The division of the +12V power rail into four channels is traditionally virtual, i.e. there is actually one high-power 12V rail inside the PSU which is split in four by means of four shunts and an over-current protection circuit.
The cross-load diagram looks well. The only thing I can cavil at is the +5V voltage which goes down considerably at high loads. This is not going to be a big problem for a modern computer system where the consumption from the +5V and +3.3V rails is never higher than a few dozen of watts. Otherwise the cross-load diagram proves that the power supply can really yield its full power along one 12V channel only.
The PSU proved to work normally under a sustained load of 680W and the temperature of the heatsink with the diode packs, which is the hottest one, was not higher than 70°C at that.
The voltage ripple on the +5V, +12V and +3.3V rails was 42, 78 and 43 millivolts, the allowable maximums being 50, 120 and 50 millivolts, respectively. Most of this ripple is caused by short-term spikes at the moments the inverter’s transistors are switched over. Low-frequency pulsations (at the double mains frequency, which is 100Hz in our case) are missing altogether.

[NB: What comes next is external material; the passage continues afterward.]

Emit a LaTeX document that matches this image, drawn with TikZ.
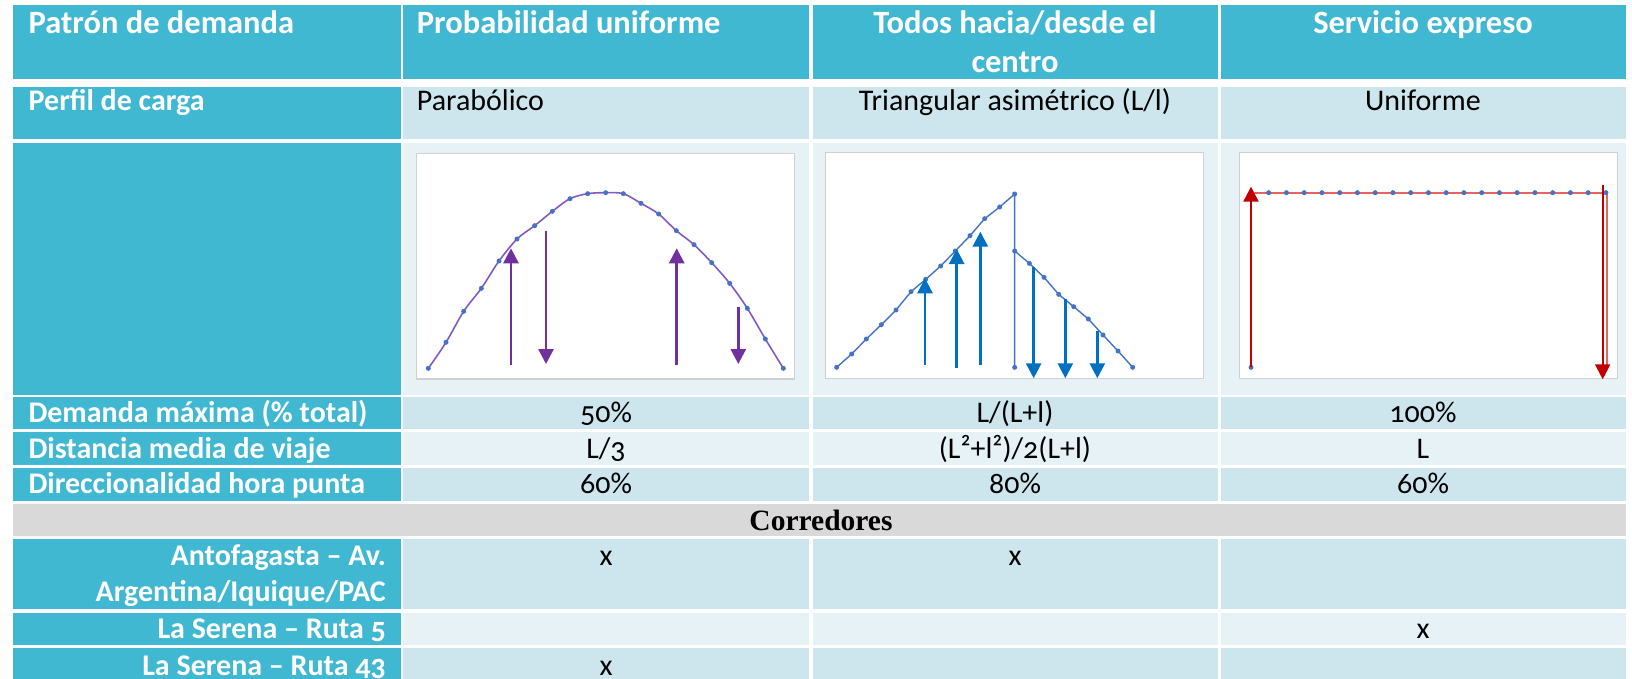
\documentclass[tikz,border=0pt]{standalone}
\usepackage{fontspec}
\setmainfont{Carlito}[Numbers=OldStyle]
\newfontfamily\corfont{Liberation Serif}
\usetikzlibrary{arrows.meta}
\definecolor{hdr}{RGB}{65,184,210}
\definecolor{rowA}{RGB}{205,230,237}
\definecolor{rowB}{RGB}{231,242,247}
\definecolor{rowG}{RGB}{217,217,217}
\definecolor{boxline}{RGB}{208,208,208}
\definecolor{purp}{RGB}{112,48,160}
\definecolor{purpline}{RGB}{130,90,195}
\definecolor{dotblue}{RGB}{68,114,196}
\definecolor{arrblue}{RGB}{0,112,192}
\definecolor{dred}{RGB}{192,0,0}
\definecolor{lred}{RGB}{228,100,100}
\begin{document}
\begin{tikzpicture}[x=1pt,y=-1pt,
  hdrtext/.style={font=\fontsize{32.5}{38}\selectfont\bfseries, text=white, inner sep=0pt},
  lbl/.style={font=\fontsize{30}{36}\selectfont\bfseries, text=white, inner sep=0pt},
  val/.style={font=\fontsize{30}{36}\selectfont, text=black, inner sep=0pt},
  framebox/.style={draw=boxline, fill=white, line width=1.2pt},
  purarrow/.style={draw=purp, line width=2.7pt, -{Triangle[width=15pt,length=15pt]}},
  bluarrow/.style={draw=arrblue, line width=2.5pt, -{Triangle[width=15pt,length=15pt]}},
  redarrow/.style={draw=dred, line width=2.2pt, -{Triangle[width=15pt,length=15pt]}}]
\useasboundingbox (0,0) rectangle (1632,679);
\fill[white] (0,0) rectangle (1632,679);
% header row
\fill[hdr] (13,5) rectangle (400.7,79);
\fill[hdr] (403.3,5) rectangle (809,79);
\fill[hdr] (812.5,5) rectangle (1217.5,79);
\fill[hdr] (1220.5,5) rectangle (1626,79);
% body rows
\foreach \ya/\yb/\c in {87.3/139.5/A, 142.7/395/B, 396.7/429/A, 432/465/B, 468/500.7/A, 539/609.3/A, 612.7/645/B, 648.3/690/A}{
  \fill[hdr] (13,\ya) rectangle (400.7,\yb);
  \fill[fill=row\c] (403.3,\ya) rectangle (809,\yb);
  \fill[fill=row\c] (812.5,\ya) rectangle (1217.5,\yb);
  \fill[fill=row\c] (1220.5,\ya) rectangle (1626,\yb);
}
\fill[rowG] (13,504) rectangle (1626,535.7);

% header texts
\node[hdrtext, anchor=base west] (h1) at (28.5,33.3) {Patrón de demanda};
\node[hdrtext, anchor=base west] (h2) at (416.7,33.3) {Probabilidad uniforme};
\node[hdrtext, anchor=base] (h3a) at (1015,33.3) {Todos hacia/desde el};
\node[hdrtext, anchor=base] (h3b) at (1015,72.7) {centro};
\node[hdrtext, anchor=base] (h4) at (1423,33.3) {Servicio expreso};

% perfil row
\node[lbl, anchor=base west] (p1) at (28.5,110.7) {Perfil de carga};
\node[val, anchor=base west] (p2) at (416.7,110.7) {Parabólico};
\node[val, anchor=base] (p3) at (1015,110.7) {Triangular asimétrico (L/l)};
\node[val, anchor=base] (p4) at (1423,110.7) {Uniforme};

% chart 1: parabolic
\draw[framebox] (416.7,153.3) rectangle (794.3,379);
\draw[purpline, line width=1.6pt] plot[smooth, tension=0.5] coordinates {(428.33,368.33) (446,342.33) (463.67,311.33) (481.33,288.33) (499,261) (517,239) (534.67,225.67) (552.33,211.33) (570,198.67) (587.67,193.67) (605.67,192.67) (623.33,193.67) (641,203.33) (658.67,214) (676.33,230.67) (694,244.67) (711.67,262.67) (729.67,283.33) (747.33,308.33) (765.33,339) (783.33,368.33)};
\foreach \x/\y in {428.33/368.33, 446/342.33, 463.67/311.33, 481.33/288.33, 499/261, 517/239, 534.67/225.67, 552.33/211.33, 570/198.67, 587.67/193.67, 605.67/192.67, 623.33/193.67, 641/203.33, 658.67/214, 676.33/230.67, 694/244.67, 711.67/262.67, 729.67/283.33, 747.33/308.33, 765.33/339, 783.33/368.33}
  \fill[dotblue] (\x,\y) circle (2.5);
\draw[purarrow] (511,365) -- (511,248.3);
\draw[purarrow] (546,230.7) -- (546,364);
\draw[purarrow] (676.7,365) -- (676.7,248.3);
\draw[purarrow] (738.3,306.7) -- (738.3,364);

% chart 2: triangular
\draw[framebox] (825.7,152.7) rectangle (1203.3,378.3);
\draw[dotblue, line width=1.4pt] (836.67,367.33) -- (851.67,354) -- (866.33,339) -- (881.33,324.67) -- (896,310) -- (911,291.67) -- (925.67,279.33) -- (940.67,266) -- (955.33,251) -- (970,235.67) -- (984.67,218.67) -- (999.67,207) -- (1014.67,194) -- (1014.67,367.33);
\draw[dotblue, line width=1.4pt] (1014.67,251) -- (1029.33,263.33) -- (1044,277.33) -- (1058.67,294.33) -- (1073.67,306.67) -- (1088.33,319) -- (1103,335) -- (1118,351) -- (1132.67,367.33);
\foreach \x/\y in {836.67/367.33, 851.67/354, 866.33/339, 881.33/324.67, 896/310, 911/291.67, 925.67/279.33, 940.67/266, 955.33/251, 970/235.67, 984.67/218.67, 999.67/207, 1014.67/194, 1014.67/367.33, 1014.67/251, 1029.33/263.33, 1044/277.33, 1058.67/294.33, 1073.67/306.67, 1088.33/319, 1103/335, 1118/351, 1132.67/367.33}
  \fill[dotblue] (\x,\y) circle (2.5);
\draw[bluarrow] (925,365) -- (925,278.3);
\draw[bluarrow] (956.67,367.67) -- (956.67,249);
\draw[bluarrow] (980.33,365) -- (980.33,231.67);
\draw[bluarrow] (1033.67,266.67) -- (1033.67,378.3);
\draw[bluarrow] (1065.33,299) -- (1065.33,378.3);
\draw[bluarrow] (1097.33,331) -- (1097.33,378.3);

% chart 3: uniform
\draw[framebox] (1239.3,152.3) rectangle (1617.3,378.3);
\draw[lred, line width=2pt] (1251,367.33) -- (1251,192.67) -- (1606.67,192.67) -- (1606.67,367.33);
\foreach \k in {0,...,19}
  \fill[dotblue] (1268.67+17.75*\k,192.67) circle (2.5);
\fill[dotblue] (1251,367.33) circle (2.5);
\draw[redarrow] (1251,367.33) -- (1251,186.67);
\draw[redarrow] (1602.67,185) -- (1602.67,379.3);

% value rows
\node[lbl, anchor=base west] (d1) at (28.3,422.3) {Demanda máxima (\% total)};
\node[val, anchor=base] (d2) at (606,422.3) {50\%};
\node[val, anchor=base] (d3) at (1015,422.3) {L/(L+l)};
\node[val, anchor=base] (d4) at (1423,422.3) {100\%};

\node[lbl, anchor=base west] (m1) at (28.3,458.3) {Distancia media de viaje};
\node[val, anchor=base] (m2) at (606,458.3) {L/3};
\node[val, anchor=base] (m3) at (1015,458.3) {(L²+l²)/2(L+l)};
\node[val, anchor=base] (m4) at (1423,458.3) {L};

\node[lbl, anchor=base west] (r1) at (28.3,493.8) {Direccionalidad hora punta};
\node[val, anchor=base] (r2) at (606,493.8) {60\%};
\node[val, anchor=base] (r3) at (1015,493.8) {80\%};
\node[val, anchor=base] (r4) at (1423,493.8) {60\%};

\node[font=\corfont\bfseries\fontsize{29.5}{34}\selectfont, inner sep=0pt, anchor=base] (cor) at (821,530.7) {Corredores};

% corridors
\node[lbl, anchor=base east] (a1) at (386,565) {Antofagasta – Av.};
\node[lbl, anchor=base east] (a1b) at (386,601.7) {Argentina/Iquique/PAC};
\node[val, anchor=base] (a2) at (606,565) {x};
\node[val, anchor=base] (a3) at (1015,565) {x};

\node[lbl, anchor=base east] (s1) at (386,638.3) {La Serena – Ruta 5};
\node[val, anchor=base] (s4) at (1423,638.3) {x};

\node[lbl, anchor=base east] (t1) at (386,675) {La Serena – Ruta 43};
\node[val, anchor=base] (t2) at (606,675) {x};
\end{tikzpicture}
\end{document}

The Epsilon is cooled with a Protechnic Electric MGA12012HB-O25 fan whose speed control circuit is located on the main PCB (in previous PSU models from FSP it used to be placed on a separate small card fastened to a heatsink).
The fan speed depends linearly on the PSU load (on its temperature, to be exact) across all the measurement range. This PSU is among the quietest ones ever tested in our labs at loads lower than 300-400W and is definitely quieter than any earlier produced power supply from FSP, except for fan-less ones, of course. THN series PSUs with 120mm fans brought FSP the reputation of a manufacturer of quiet, but not exactly silent, PSUs. The GLN series is now among the best as concerns its noise characteristics.
When you turn the power supply on, the fan may be altogether idle for the first 2-3 minutes, but as the PSU gets hotter and the voltage on the fan rises, the blades begin to twitch a little (the fan’s electronics are trying to spin up the fan with such jerks) and then get to rotate constantly.
The manufacturer declares an efficiency of 85% and is honest about that, as you can see. The power factor is not so good, but the difference between the Epsilon’s 0.97-0.98 and many other PSUs’ 0.99 is really negligible.
So, the FSP Epsilon FX700-GLN power supply is a very well-made model and is a worthy replacement for the previous THN series. It is a very quiet and high-wattage unit that yields stable voltages and is well equipped with various connectors. It is also not very expensive at $180 which is not too much for a PSU with characteristics like these. The Epsilon series comprises only two models, FX600-GLN and FX700-GLN, but the GLN series of OEM power supplies includes a number of models from 250W and higher, so it is quite possible that more models, also in the entry-level sector, will be available to users in retail shops.